EDITORIAL: "Mentally retarded and on death row," published by the New York Times on August 3, 2012.

GIST: " Marvin Wilson, with an I.Q. of 61, is scheduled to be put to death in Texas on Tuesday. His execution would directly contradict the Supreme Court’s 2002 ruling in Atkins v. Virginia that “the mentally retarded should be categorically excluded from execution” because of “their disabilities in areas of reasoning, judgment and control of their impulses.” The court should accept Mr.
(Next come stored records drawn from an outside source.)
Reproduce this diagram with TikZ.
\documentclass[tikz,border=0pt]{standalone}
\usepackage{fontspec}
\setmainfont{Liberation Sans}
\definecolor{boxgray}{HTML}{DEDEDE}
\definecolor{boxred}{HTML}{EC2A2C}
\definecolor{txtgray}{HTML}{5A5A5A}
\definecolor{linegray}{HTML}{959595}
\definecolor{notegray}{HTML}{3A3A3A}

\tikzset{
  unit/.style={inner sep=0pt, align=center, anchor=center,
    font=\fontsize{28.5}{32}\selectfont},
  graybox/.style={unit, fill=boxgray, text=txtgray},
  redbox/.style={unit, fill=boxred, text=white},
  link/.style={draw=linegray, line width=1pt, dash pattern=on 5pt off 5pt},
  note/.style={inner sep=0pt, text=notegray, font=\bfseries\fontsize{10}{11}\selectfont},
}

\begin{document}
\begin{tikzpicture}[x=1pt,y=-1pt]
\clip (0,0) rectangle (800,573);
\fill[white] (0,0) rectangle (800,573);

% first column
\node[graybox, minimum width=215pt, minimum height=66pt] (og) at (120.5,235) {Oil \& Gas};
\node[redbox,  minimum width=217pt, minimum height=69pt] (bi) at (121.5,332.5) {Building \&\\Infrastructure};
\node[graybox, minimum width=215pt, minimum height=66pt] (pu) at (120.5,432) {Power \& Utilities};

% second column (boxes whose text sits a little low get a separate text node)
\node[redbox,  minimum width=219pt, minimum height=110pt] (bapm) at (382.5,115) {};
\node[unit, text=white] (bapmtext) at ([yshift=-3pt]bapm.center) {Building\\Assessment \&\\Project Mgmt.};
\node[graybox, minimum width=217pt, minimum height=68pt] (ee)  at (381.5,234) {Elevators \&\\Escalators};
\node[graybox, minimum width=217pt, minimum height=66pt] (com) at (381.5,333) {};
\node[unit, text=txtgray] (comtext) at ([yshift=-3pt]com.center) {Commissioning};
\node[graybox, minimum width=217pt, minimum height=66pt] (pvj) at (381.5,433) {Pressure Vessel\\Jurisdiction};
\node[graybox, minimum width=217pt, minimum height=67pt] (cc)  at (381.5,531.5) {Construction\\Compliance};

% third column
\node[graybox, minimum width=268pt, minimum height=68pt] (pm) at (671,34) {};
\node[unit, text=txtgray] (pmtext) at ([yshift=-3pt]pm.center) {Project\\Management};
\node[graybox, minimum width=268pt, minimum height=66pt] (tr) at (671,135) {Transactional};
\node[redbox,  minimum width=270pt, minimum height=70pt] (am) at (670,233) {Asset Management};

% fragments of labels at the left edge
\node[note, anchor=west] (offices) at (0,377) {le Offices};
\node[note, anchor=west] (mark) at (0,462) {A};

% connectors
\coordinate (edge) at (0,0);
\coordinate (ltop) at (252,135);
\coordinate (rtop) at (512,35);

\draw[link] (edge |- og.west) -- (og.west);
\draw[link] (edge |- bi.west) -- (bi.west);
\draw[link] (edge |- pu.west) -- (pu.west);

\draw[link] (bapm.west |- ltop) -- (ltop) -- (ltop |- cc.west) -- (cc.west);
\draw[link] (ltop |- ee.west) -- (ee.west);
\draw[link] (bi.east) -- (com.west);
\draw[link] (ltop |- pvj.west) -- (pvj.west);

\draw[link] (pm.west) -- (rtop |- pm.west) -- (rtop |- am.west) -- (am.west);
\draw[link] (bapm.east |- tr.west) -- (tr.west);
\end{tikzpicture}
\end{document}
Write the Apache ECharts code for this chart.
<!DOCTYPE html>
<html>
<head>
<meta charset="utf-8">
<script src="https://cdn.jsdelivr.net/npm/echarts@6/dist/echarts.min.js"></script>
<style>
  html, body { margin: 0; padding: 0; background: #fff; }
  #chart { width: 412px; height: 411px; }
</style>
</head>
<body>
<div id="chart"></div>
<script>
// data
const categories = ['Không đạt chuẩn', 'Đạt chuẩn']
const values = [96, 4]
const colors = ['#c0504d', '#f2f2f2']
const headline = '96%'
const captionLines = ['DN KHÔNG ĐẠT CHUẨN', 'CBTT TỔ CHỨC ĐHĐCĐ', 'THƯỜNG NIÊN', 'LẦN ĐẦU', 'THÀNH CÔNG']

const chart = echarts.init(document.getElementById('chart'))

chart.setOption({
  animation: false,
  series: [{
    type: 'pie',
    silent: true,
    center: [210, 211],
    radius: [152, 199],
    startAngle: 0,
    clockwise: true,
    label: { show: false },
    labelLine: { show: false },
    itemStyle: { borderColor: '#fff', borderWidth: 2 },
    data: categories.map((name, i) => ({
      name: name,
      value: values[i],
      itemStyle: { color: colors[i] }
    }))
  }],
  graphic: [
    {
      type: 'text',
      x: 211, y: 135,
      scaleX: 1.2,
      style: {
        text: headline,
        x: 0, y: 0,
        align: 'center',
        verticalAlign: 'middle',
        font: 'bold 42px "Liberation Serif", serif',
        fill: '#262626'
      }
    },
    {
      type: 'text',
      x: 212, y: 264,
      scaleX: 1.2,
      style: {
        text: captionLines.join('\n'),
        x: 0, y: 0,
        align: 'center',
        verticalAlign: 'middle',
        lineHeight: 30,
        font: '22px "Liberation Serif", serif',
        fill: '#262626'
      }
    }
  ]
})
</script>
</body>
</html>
Wilson’s case for review and end Texas’s illegal defiance of its explicit holding that the death penalty for the mentally retarded is unconstitutional......... How much more “clearly established” could the federal law be than the Supreme Court’s statement that “the mentally retarded should be categorically excluded from execution”? The state’s brazen refusal to follow that rule is unreasonable by any but the most extreme view. Texas has never contested Marvin Wilson’s claim of mental retardation. The state has simply refused to accept him as retarded enough to be exempted from execution. His lawyers told the Supreme Court in a brief, “If he does not obtain federal habeas relief, he will own the grisly distinction as the Texas Atkins claimant executed with the lowest” undisputed I.Q. score.
The court must stop this cruel and unconstitutional execution of a mentally retarded man."